- _Required work_
The lines from the top of the material through the line with "ytick_vals = [0, 15, 30, 45, 60]" are to be set down exactly. Leave the pictures out.

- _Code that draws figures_
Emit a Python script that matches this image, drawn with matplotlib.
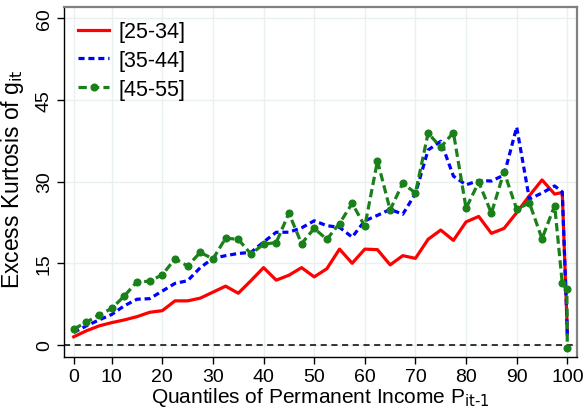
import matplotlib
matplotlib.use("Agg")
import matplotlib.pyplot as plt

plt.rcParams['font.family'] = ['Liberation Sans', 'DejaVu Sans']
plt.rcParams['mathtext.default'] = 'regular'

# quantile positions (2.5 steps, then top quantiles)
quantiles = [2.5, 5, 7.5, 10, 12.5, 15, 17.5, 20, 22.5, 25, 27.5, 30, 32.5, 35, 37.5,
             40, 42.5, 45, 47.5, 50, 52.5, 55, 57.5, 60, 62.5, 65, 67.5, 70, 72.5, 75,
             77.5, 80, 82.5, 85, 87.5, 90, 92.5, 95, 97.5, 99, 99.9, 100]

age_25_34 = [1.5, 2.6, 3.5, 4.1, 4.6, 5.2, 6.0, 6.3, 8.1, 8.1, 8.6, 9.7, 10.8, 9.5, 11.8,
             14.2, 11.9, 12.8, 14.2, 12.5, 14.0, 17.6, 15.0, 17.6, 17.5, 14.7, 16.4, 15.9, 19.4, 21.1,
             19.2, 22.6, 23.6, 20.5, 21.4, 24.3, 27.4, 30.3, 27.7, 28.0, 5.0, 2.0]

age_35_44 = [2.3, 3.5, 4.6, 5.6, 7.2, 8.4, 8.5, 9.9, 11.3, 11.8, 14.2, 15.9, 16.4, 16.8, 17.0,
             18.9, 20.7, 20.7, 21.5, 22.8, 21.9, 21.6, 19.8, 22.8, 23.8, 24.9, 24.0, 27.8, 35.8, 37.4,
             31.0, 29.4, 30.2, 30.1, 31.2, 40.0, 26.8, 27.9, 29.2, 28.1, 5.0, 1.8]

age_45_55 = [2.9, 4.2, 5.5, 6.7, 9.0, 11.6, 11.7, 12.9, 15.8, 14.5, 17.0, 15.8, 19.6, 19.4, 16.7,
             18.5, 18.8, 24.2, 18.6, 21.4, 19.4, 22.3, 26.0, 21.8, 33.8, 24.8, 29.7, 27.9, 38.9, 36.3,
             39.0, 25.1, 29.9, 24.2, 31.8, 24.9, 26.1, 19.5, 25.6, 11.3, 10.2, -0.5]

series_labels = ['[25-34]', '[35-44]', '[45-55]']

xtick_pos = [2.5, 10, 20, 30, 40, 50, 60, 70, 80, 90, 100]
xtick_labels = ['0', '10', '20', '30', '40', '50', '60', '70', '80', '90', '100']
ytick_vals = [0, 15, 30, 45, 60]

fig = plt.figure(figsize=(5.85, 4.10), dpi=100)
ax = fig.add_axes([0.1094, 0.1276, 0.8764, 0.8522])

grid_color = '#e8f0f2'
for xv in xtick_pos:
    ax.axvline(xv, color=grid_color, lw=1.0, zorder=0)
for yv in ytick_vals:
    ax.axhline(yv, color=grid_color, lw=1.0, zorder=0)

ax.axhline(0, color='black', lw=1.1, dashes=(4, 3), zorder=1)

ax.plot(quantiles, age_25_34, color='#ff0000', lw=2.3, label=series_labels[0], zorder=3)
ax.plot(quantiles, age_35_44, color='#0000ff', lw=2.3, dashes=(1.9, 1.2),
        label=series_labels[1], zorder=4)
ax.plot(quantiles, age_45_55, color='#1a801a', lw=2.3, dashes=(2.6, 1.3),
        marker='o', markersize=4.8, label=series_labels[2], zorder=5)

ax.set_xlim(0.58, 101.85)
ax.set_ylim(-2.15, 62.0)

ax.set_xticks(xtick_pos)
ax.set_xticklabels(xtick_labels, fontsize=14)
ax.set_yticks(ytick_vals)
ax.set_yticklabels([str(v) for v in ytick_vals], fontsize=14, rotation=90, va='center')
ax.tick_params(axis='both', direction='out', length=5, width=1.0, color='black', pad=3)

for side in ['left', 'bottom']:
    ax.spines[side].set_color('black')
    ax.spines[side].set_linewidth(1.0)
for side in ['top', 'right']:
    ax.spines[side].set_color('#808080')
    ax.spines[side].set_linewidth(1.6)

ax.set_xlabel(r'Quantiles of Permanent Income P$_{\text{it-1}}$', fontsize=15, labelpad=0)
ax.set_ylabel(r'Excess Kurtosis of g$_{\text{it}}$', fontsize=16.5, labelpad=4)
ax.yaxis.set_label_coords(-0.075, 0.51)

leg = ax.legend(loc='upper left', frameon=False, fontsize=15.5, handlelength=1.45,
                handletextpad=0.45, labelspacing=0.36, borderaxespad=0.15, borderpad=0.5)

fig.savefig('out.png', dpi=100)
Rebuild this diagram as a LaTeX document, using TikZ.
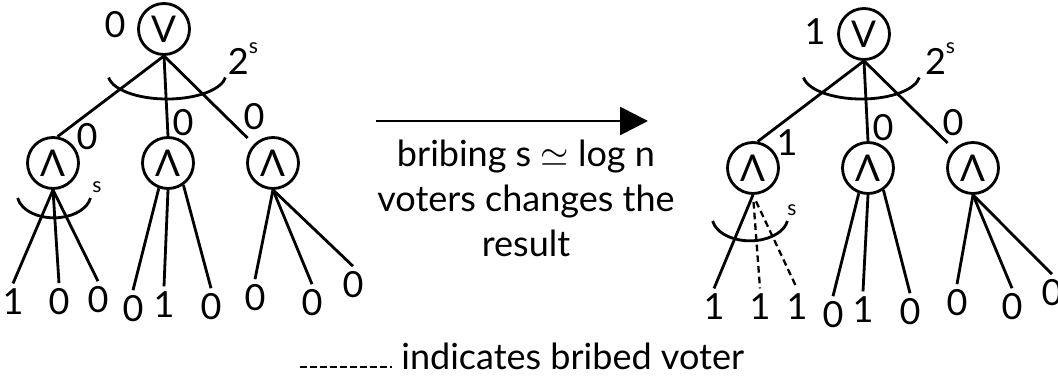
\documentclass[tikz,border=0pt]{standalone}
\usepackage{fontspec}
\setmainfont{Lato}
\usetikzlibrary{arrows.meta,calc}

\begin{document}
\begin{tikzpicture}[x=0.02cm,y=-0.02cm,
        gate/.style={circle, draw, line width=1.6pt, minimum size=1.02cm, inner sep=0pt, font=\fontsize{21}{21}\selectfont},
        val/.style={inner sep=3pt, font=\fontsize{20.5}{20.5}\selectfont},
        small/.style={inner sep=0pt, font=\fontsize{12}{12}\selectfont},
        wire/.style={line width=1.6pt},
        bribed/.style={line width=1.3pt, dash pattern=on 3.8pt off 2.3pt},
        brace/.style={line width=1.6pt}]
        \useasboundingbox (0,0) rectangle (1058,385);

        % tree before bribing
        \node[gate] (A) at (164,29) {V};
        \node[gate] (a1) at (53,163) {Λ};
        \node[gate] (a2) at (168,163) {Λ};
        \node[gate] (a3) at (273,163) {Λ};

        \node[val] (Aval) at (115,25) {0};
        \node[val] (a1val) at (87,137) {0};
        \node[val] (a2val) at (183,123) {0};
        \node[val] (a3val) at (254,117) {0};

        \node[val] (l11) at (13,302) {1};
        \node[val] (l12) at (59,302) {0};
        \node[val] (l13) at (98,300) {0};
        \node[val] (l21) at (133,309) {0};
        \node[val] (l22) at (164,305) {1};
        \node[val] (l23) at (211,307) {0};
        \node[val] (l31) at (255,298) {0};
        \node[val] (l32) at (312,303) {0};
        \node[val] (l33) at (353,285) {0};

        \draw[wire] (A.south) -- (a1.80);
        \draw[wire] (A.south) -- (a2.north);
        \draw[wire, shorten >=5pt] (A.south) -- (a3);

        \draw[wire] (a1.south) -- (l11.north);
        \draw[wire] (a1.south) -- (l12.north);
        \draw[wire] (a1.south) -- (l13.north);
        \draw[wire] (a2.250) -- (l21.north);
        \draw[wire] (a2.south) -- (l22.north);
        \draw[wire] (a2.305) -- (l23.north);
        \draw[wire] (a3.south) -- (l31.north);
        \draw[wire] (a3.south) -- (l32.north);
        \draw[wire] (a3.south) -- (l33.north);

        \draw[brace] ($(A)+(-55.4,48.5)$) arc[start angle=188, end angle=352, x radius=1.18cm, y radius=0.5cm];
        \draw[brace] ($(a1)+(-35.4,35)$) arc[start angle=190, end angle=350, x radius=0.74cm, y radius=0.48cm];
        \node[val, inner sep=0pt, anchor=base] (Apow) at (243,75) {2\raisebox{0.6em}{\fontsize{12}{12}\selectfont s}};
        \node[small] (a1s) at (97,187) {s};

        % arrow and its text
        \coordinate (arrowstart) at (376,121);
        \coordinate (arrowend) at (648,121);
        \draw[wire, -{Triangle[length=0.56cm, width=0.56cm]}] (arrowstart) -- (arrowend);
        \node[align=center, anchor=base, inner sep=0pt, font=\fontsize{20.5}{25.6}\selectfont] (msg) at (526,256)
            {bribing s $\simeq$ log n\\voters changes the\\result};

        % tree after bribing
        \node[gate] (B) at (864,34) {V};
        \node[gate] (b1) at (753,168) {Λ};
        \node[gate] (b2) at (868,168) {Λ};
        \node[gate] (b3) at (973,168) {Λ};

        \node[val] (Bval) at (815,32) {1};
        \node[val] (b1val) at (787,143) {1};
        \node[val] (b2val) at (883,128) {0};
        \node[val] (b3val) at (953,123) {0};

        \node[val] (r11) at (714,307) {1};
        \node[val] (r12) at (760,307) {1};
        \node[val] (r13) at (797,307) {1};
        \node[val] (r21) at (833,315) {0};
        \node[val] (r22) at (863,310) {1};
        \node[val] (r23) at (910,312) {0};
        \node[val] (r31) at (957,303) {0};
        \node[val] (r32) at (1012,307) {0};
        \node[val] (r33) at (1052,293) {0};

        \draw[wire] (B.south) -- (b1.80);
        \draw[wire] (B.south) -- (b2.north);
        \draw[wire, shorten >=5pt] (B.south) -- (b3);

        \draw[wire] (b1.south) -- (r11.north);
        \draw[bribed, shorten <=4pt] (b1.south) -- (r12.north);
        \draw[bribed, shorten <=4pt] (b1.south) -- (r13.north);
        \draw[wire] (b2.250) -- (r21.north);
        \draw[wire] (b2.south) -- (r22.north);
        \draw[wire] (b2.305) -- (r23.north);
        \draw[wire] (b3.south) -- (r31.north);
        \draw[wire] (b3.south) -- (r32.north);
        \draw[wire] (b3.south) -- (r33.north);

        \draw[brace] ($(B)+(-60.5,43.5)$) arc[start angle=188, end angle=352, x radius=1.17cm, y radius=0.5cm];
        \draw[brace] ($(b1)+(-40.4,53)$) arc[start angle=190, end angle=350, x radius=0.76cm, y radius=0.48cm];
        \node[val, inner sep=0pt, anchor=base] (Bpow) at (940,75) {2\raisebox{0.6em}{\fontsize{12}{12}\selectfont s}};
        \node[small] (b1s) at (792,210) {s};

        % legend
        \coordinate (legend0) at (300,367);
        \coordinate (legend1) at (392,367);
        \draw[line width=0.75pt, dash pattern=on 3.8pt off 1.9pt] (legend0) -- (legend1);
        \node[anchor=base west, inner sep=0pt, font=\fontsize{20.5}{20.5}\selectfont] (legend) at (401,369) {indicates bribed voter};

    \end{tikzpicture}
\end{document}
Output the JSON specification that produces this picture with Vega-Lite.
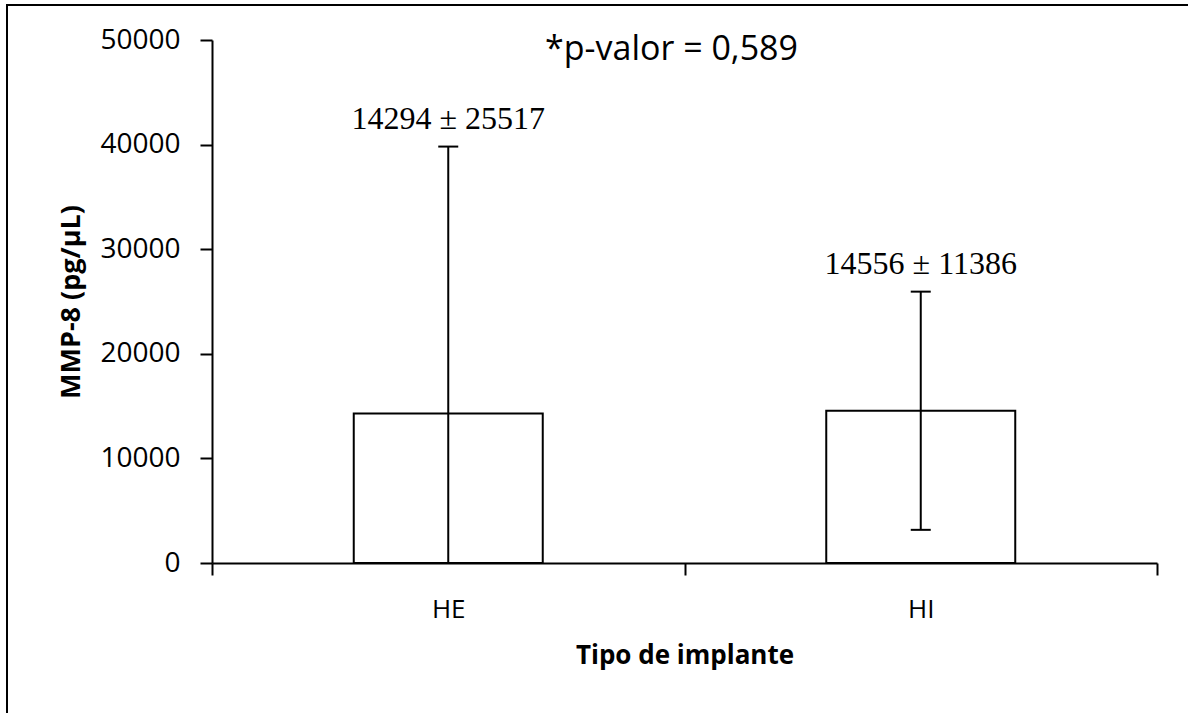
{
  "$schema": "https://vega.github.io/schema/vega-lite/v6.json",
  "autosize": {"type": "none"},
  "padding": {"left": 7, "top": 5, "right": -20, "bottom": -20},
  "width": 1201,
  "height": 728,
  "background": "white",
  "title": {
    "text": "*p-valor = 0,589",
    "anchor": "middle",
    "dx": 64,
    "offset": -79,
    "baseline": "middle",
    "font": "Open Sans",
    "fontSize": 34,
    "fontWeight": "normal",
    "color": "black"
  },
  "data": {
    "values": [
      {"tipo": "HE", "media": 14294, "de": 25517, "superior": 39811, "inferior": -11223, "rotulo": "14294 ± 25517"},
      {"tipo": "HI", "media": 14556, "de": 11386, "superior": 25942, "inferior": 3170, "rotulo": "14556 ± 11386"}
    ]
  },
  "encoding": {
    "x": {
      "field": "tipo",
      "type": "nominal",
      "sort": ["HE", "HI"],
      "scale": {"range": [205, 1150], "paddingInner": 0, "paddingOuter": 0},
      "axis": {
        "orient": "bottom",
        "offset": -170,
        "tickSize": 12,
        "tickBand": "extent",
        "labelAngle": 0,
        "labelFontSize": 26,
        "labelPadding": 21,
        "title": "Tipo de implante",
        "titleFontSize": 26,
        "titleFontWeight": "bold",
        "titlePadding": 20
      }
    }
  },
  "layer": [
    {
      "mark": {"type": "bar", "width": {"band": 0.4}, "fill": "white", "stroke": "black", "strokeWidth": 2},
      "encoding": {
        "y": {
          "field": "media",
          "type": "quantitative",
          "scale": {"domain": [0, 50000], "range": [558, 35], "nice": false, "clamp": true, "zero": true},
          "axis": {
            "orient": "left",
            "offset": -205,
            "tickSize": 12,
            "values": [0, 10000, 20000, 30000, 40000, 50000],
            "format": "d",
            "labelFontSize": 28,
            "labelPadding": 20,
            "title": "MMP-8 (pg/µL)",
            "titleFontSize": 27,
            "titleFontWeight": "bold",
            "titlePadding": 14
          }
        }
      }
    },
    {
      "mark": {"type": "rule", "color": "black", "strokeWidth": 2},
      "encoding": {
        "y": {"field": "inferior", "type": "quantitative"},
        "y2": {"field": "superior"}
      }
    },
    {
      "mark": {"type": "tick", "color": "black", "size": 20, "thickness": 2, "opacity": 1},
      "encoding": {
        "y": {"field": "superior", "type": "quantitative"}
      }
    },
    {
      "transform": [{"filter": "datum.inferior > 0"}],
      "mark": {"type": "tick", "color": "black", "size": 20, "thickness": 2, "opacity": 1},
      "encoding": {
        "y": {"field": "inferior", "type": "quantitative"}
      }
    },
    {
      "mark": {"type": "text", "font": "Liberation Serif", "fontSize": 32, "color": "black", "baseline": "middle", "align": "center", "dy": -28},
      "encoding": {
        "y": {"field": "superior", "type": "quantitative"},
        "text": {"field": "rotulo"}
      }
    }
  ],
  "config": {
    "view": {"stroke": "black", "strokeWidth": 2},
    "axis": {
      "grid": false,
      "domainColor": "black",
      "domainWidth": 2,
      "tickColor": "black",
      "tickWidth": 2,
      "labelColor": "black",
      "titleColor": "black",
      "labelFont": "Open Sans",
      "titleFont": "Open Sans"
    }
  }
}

- _Exercise output_
Emit a Python script that matches this image, drawn with matplotlib.
import matplotlib
matplotlib.use("Agg")
import matplotlib.pyplot as plt

plt.rcParams['font.family'] = ['Liberation Sans', 'DejaVu Sans']
plt.rcParams['mathtext.default'] = 'regular'

# quantile positions (2.5 steps, then top quantiles)
quantiles = [2.5, 5, 7.5, 10, 12.5, 15, 17.5, 20, 22.5, 25, 27.5, 30, 32.5, 35, 37.5,
             40, 42.5, 45, 47.5, 50, 52.5, 55, 57.5, 60, 62.5, 65, 67.5, 70, 72.5, 75,
             77.5, 80, 82.5, 85, 87.5, 90, 92.5, 95, 97.5, 99, 99.9, 100]

age_25_34 = [1.5, 2.6, 3.5, 4.1, 4.6, 5.2, 6.0, 6.3, 8.1, 8.1, 8.6, 9.7, 10.8, 9.5, 11.8,
             14.2, 11.9, 12.8, 14.2, 12.5, 14.0, 17.6, 15.0, 17.6, 17.5, 14.7, 16.4, 15.9, 19.4, 21.1,
             19.2, 22.6, 23.6, 20.5, 21.4, 24.3, 27.4, 30.3, 27.7, 28.0, 5.0, 2.0]

age_35_44 = [2.3, 3.5, 4.6, 5.6, 7.2, 8.4, 8.5, 9.9, 11.3, 11.8, 14.2, 15.9, 16.4, 16.8, 17.0,
             18.9, 20.7, 20.7, 21.5, 22.8, 21.9, 21.6, 19.8, 22.8, 23.8, 24.9, 24.0, 27.8, 35.8, 37.4,
             31.0, 29.4, 30.2, 30.1, 31.2, 40.0, 26.8, 27.9, 29.2, 28.1, 5.0, 1.8]

age_45_55 = [2.9, 4.2, 5.5, 6.7, 9.0, 11.6, 11.7, 12.9, 15.8, 14.5, 17.0, 15.8, 19.6, 19.4, 16.7,
             18.5, 18.8, 24.2, 18.6, 21.4, 19.4, 22.3, 26.0, 21.8, 33.8, 24.8, 29.7, 27.9, 38.9, 36.3,
             39.0, 25.1, 29.9, 24.2, 31.8, 24.9, 26.1, 19.5, 25.6, 11.3, 10.2, -0.5]

series_labels = ['[25-34]', '[35-44]', '[45-55]']

xtick_pos = [2.5, 10, 20, 30, 40, 50, 60, 70, 80, 90, 100]
xtick_labels = ['0', '10', '20', '30', '40', '50', '60', '70', '80', '90', '100']
ytick_vals = [0, 15, 30, 45, 60]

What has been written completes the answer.